DATASET SECTION:
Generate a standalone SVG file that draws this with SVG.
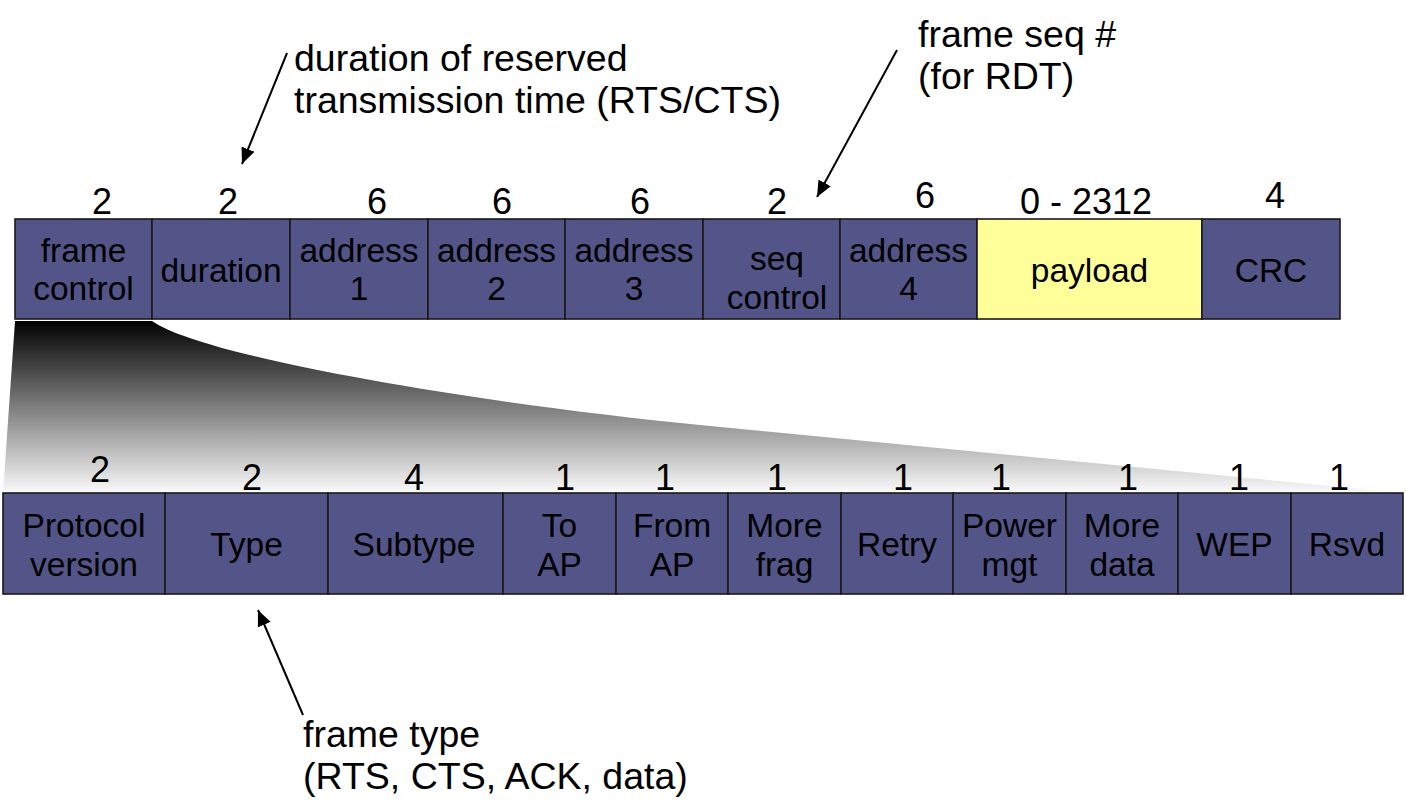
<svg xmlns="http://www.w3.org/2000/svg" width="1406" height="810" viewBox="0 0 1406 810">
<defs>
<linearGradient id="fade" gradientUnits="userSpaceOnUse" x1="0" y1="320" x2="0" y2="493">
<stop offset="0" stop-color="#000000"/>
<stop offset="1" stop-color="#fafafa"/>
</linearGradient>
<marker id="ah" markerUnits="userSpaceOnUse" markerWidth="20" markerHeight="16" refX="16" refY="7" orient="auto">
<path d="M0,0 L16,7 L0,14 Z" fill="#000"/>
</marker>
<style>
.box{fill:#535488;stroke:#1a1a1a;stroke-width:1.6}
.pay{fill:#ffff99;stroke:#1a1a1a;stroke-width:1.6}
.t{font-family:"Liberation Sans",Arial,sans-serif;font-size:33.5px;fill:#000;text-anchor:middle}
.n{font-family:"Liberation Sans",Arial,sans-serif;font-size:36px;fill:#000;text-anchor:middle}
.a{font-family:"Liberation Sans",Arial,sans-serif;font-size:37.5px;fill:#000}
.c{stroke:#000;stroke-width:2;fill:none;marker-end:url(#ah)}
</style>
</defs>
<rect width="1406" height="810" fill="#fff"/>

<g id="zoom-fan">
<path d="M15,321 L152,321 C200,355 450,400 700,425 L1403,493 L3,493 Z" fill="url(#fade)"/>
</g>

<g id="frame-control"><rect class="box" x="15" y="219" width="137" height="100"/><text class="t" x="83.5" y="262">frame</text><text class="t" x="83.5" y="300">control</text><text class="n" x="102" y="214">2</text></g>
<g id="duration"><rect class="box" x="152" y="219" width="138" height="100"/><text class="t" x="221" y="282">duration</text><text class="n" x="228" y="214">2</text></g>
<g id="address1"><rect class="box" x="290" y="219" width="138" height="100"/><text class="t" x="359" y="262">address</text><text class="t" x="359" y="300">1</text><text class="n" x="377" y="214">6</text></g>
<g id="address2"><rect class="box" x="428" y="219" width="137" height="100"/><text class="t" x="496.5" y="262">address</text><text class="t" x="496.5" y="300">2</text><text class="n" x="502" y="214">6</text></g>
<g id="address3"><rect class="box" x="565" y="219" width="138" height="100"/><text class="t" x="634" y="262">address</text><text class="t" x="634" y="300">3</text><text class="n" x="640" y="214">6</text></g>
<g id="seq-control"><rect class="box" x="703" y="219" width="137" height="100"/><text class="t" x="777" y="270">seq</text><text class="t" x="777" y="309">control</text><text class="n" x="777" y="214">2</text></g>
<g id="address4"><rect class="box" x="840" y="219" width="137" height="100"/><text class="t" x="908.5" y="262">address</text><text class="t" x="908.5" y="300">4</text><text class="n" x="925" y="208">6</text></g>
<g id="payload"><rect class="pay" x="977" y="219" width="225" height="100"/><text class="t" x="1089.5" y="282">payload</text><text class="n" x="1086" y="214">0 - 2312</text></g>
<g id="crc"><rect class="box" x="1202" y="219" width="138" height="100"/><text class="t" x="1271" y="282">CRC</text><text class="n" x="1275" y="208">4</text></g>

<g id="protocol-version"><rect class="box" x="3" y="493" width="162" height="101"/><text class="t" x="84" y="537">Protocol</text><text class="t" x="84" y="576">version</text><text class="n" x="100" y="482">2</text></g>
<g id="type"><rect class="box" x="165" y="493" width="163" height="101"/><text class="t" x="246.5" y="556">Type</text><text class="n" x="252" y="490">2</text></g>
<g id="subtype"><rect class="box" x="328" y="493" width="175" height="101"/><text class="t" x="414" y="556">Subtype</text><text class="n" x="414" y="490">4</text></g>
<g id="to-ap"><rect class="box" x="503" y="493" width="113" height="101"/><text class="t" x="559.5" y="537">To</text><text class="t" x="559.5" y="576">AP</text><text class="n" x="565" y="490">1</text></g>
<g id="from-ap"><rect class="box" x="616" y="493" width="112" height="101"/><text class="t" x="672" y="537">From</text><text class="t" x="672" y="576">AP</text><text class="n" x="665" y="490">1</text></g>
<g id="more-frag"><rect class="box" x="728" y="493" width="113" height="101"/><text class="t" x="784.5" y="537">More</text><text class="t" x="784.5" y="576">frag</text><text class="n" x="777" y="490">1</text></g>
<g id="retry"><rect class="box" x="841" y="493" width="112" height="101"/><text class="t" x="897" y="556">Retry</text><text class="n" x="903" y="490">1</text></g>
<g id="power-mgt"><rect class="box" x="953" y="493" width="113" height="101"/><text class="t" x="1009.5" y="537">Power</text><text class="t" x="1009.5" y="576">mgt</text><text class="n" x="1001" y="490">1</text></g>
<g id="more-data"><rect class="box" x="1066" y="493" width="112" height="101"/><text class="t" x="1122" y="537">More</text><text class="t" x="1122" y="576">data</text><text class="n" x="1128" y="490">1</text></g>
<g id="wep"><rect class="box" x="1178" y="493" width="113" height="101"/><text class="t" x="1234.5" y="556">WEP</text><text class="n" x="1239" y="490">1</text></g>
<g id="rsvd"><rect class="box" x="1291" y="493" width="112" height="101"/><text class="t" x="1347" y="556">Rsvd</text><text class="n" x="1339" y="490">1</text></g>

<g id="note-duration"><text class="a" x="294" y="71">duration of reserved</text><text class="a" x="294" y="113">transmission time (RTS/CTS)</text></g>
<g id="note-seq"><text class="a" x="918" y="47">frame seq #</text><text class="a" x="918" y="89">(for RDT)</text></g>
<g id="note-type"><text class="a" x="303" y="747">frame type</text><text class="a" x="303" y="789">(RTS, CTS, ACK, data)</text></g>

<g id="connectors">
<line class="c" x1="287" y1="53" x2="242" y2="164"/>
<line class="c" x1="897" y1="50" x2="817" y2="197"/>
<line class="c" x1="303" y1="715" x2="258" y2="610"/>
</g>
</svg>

JOB:
Output the material word for word, omitting its pictures.

OUTPUT FOR THIS TASK:
Generate a standalone SVG file that draws this with SVG.
<svg xmlns="http://www.w3.org/2000/svg" width="1406" height="810" viewBox="0 0 1406 810">
<defs>
<linearGradient id="fade" gradientUnits="userSpaceOnUse" x1="0" y1="320" x2="0" y2="493">
<stop offset="0" stop-color="#000000"/>
<stop offset="1" stop-color="#fafafa"/>
</linearGradient>
<marker id="ah" markerUnits="userSpaceOnUse" markerWidth="20" markerHeight="16" refX="16" refY="7" orient="auto">
<path d="M0,0 L16,7 L0,14 Z" fill="#000"/>
</marker>
<style>
.box{fill:#535488;stroke:#1a1a1a;stroke-width:1.6}
.pay{fill:#ffff99;stroke:#1a1a1a;stroke-width:1.6}
.t{font-family:"Liberation Sans",Arial,sans-serif;font-size:33.5px;fill:#000;text-anchor:middle}
.n{font-family:"Liberation Sans",Arial,sans-serif;font-size:36px;fill:#000;text-anchor:middle}
.a{font-family:"Liberation Sans",Arial,sans-serif;font-size:37.5px;fill:#000}
.c{stroke:#000;stroke-width:2;fill:none;marker-end:url(#ah)}
</style>
</defs>
<rect width="1406" height="810" fill="#fff"/>

<g id="zoom-fan">
<path d="M15,321 L152,321 C200,355 450,400 700,425 L1403,493 L3,493 Z" fill="url(#fade)"/>
</g>

<g id="frame-control"><rect class="box" x="15" y="219" width="137" height="100"/><text class="t" x="83.5" y="262">frame</text><text class="t" x="83.5" y="300">control</text><text class="n" x="102" y="214">2</text></g>
<g id="duration"><rect class="box" x="152" y="219" width="138" height="100"/><text class="t" x="221" y="282">duration</text><text class="n" x="228" y="214">2</text></g>
<g id="address1"><rect class="box" x="290" y="219" width="138" height="100"/><text class="t" x="359" y="262">address</text><text class="t" x="359" y="300">1</text><text class="n" x="377" y="214">6</text></g>
<g id="address2"><rect class="box" x="428" y="219" width="137" height="100"/><text class="t" x="496.5" y="262">address</text><text class="t" x="496.5" y="300">2</text><text class="n" x="502" y="214">6</text></g>
<g id="address3"><rect class="box" x="565" y="219" width="138" height="100"/><text class="t" x="634" y="262">address</text><text class="t" x="634" y="300">3</text><text class="n" x="640" y="214">6</text></g>
<g id="seq-control"><rect class="box" x="703" y="219" width="137" height="100"/><text class="t" x="777" y="270">seq</text><text class="t" x="777" y="309">control</text><text class="n" x="777" y="214">2</text></g>
<g id="address4"><rect class="box" x="840" y="219" width="137" height="100"/><text class="t" x="908.5" y="262">address</text><text class="t" x="908.5" y="300">4</text><text class="n" x="925" y="208">6</text></g>
<g id="payload"><rect class="pay" x="977" y="219" width="225" height="100"/><text class="t" x="1089.5" y="282">payload</text><text class="n" x="1086" y="214">0 - 2312</text></g>
<g id="crc"><rect class="box" x="1202" y="219" width="138" height="100"/><text class="t" x="1271" y="282">CRC</text><text class="n" x="1275" y="208">4</text></g>

<g id="protocol-version"><rect class="box" x="3" y="493" width="162" height="101"/><text class="t" x="84" y="537">Protocol</text><text class="t" x="84" y="576">version</text><text class="n" x="100" y="482">2</text></g>
<g id="type"><rect class="box" x="165" y="493" width="163" height="101"/><text class="t" x="246.5" y="556">Type</text><text class="n" x="252" y="490">2</text></g>
<g id="subtype"><rect class="box" x="328" y="493" width="175" height="101"/><text class="t" x="414" y="556">Subtype</text><text class="n" x="414" y="490">4</text></g>
<g id="to-ap"><rect class="box" x="503" y="493" width="113" height="101"/><text class="t" x="559.5" y="537">To</text><text class="t" x="559.5" y="576">AP</text><text class="n" x="565" y="490">1</text></g>
<g id="from-ap"><rect class="box" x="616" y="493" width="112" height="101"/><text class="t" x="672" y="537">From</text><text class="t" x="672" y="576">AP</text><text class="n" x="665" y="490">1</text></g>
<g id="more-frag"><rect class="box" x="728" y="493" width="113" height="101"/><text class="t" x="784.5" y="537">More</text><text class="t" x="784.5" y="576">frag</text><text class="n" x="777" y="490">1</text></g>
<g id="retry"><rect class="box" x="841" y="493" width="112" height="101"/><text class="t" x="897" y="556">Retry</text><text class="n" x="903" y="490">1</text></g>
<g id="power-mgt"><rect class="box" x="953" y="493" width="113" height="101"/><text class="t" x="1009.5" y="537">Power</text><text class="t" x="1009.5" y="576">mgt</text><text class="n" x="1001" y="490">1</text></g>
<g id="more-data"><rect class="box" x="1066" y="493" width="112" height="101"/><text class="t" x="1122" y="537">More</text><text class="t" x="1122" y="576">data</text><text class="n" x="1128" y="490">1</text></g>
<g id="wep"><rect class="box" x="1178" y="493" width="113" height="101"/><text class="t" x="1234.5" y="556">WEP</text><text class="n" x="1239" y="490">1</text></g>
<g id="rsvd"><rect class="box" x="1291" y="493" width="112" height="101"/><text class="t" x="1347" y="556">Rsvd</text><text class="n" x="1339" y="490">1</text></g>

<g id="note-duration"><text class="a" x="294" y="71">duration of reserved</text><text class="a" x="294" y="113">transmission time (RTS/CTS)</text></g>
<g id="note-seq"><text class="a" x="918" y="47">frame seq #</text><text class="a" x="918" y="89">(for RDT)</text></g>
<g id="note-type"><text class="a" x="303" y="747">frame type</text><text class="a" x="303" y="789">(RTS, CTS, ACK, data)</text></g>

<g id="connectors">
<line class="c" x1="287" y1="53" x2="242" y2="164"/>
<line class="c" x1="897" y1="50" x2="817" y2="197"/>
<line class="c" x1="303" y1="715" x2="258" y2="610"/>
</g>
</svg>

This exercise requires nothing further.